> WHAT IS REQUIRED:
Gather up all lines that carry the word "LaTeX".

> TASK INPUTS:

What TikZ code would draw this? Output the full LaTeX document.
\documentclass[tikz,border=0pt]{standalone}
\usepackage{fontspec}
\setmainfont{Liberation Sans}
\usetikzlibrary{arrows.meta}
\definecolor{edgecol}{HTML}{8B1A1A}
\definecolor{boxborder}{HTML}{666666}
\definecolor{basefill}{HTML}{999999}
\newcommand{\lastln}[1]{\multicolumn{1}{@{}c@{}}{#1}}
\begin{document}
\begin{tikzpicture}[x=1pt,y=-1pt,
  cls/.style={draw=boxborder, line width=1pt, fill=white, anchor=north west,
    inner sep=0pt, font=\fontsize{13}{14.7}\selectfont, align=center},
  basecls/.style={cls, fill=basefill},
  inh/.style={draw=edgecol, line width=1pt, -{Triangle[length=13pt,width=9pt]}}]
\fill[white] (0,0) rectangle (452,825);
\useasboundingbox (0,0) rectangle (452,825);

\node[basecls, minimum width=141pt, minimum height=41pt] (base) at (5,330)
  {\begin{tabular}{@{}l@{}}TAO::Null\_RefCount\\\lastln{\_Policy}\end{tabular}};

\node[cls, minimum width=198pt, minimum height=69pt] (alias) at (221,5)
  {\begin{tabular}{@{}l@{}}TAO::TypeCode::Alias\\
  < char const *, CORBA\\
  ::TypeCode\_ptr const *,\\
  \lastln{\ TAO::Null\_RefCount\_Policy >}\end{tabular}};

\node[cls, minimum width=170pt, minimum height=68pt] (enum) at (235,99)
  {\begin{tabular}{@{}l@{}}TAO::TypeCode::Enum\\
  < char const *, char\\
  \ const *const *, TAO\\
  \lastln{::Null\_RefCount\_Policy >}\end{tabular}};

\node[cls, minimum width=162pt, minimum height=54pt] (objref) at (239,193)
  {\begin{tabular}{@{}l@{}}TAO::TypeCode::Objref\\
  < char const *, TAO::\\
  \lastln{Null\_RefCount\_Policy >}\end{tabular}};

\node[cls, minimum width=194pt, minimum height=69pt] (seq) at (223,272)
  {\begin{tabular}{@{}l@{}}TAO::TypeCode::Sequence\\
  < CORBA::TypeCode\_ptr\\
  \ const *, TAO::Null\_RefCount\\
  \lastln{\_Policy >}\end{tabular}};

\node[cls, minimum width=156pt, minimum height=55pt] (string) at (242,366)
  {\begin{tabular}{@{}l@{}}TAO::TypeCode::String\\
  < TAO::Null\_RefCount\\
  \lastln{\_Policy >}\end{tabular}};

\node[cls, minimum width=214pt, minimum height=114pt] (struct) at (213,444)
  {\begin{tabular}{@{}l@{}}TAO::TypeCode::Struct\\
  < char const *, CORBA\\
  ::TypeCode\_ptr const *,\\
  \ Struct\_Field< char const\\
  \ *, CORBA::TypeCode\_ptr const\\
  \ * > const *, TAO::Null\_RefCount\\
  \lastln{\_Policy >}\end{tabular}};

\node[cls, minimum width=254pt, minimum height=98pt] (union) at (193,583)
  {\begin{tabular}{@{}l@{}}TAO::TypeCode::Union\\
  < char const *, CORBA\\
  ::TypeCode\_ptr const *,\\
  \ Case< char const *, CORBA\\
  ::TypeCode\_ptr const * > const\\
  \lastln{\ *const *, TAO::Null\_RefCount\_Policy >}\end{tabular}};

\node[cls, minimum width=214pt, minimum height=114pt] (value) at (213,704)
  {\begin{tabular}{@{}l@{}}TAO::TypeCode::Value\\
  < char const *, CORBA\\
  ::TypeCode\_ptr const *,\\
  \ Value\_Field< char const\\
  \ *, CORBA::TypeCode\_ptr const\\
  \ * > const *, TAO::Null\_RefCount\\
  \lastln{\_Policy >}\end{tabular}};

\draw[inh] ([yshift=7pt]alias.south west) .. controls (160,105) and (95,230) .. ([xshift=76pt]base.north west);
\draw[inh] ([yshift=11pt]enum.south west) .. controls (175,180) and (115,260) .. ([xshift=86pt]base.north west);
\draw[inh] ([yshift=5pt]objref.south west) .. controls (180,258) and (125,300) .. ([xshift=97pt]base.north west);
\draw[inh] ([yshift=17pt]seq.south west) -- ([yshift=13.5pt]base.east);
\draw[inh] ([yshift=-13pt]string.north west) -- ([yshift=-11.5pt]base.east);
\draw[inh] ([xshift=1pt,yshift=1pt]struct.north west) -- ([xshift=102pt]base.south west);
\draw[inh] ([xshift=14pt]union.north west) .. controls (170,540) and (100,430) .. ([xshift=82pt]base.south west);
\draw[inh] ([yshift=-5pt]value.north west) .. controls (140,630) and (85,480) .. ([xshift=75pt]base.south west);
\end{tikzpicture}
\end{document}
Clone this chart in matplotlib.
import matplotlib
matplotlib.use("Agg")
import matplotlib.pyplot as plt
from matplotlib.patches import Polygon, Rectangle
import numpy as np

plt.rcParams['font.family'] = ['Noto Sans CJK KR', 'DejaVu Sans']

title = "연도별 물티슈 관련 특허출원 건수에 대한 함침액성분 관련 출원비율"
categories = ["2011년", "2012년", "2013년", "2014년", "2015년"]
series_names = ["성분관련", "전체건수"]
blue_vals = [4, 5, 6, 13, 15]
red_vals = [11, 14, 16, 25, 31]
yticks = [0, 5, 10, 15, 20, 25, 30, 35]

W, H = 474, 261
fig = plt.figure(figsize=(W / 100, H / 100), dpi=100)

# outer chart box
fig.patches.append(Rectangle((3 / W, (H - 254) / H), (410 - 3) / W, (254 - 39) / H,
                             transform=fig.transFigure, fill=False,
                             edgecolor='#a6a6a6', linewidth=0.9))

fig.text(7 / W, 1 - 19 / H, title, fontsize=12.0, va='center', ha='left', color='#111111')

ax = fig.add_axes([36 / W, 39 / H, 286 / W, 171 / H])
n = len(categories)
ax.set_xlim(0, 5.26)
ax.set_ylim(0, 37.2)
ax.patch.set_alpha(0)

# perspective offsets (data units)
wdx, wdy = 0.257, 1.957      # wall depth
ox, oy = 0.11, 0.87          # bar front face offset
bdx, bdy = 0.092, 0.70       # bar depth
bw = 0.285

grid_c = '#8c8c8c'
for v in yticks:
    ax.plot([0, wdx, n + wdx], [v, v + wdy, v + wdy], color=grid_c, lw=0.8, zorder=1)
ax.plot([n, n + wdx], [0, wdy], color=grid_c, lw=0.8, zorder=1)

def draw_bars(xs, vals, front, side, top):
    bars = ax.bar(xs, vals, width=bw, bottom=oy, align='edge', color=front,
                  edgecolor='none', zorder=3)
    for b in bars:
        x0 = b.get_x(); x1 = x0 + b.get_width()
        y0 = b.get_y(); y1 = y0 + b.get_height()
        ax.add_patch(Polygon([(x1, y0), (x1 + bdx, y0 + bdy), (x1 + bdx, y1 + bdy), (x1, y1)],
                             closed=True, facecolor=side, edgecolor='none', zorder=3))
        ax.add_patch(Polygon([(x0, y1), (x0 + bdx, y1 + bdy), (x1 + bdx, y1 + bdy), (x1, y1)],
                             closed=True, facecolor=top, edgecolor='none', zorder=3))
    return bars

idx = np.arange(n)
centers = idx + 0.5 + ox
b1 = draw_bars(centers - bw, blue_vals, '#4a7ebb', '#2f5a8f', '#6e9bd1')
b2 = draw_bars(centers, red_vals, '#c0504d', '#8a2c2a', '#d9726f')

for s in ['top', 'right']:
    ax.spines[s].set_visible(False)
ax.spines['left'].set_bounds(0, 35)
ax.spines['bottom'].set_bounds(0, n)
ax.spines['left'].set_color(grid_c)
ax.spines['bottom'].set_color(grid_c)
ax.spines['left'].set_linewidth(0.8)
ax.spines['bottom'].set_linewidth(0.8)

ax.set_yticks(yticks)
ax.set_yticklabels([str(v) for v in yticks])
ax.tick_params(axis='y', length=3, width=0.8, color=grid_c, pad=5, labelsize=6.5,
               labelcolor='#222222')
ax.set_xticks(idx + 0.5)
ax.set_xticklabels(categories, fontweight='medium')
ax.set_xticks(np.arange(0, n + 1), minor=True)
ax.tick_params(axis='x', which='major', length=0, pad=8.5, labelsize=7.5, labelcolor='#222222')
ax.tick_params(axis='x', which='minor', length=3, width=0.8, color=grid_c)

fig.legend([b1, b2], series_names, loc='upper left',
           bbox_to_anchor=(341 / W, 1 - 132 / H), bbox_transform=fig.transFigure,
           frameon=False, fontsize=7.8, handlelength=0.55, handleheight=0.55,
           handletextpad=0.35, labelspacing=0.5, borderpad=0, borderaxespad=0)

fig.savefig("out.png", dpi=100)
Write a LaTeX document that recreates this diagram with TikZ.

> EXERCISE RESULT:
What TikZ code would draw this? Output the full LaTeX document.
Write a LaTeX document that recreates this diagram with TikZ.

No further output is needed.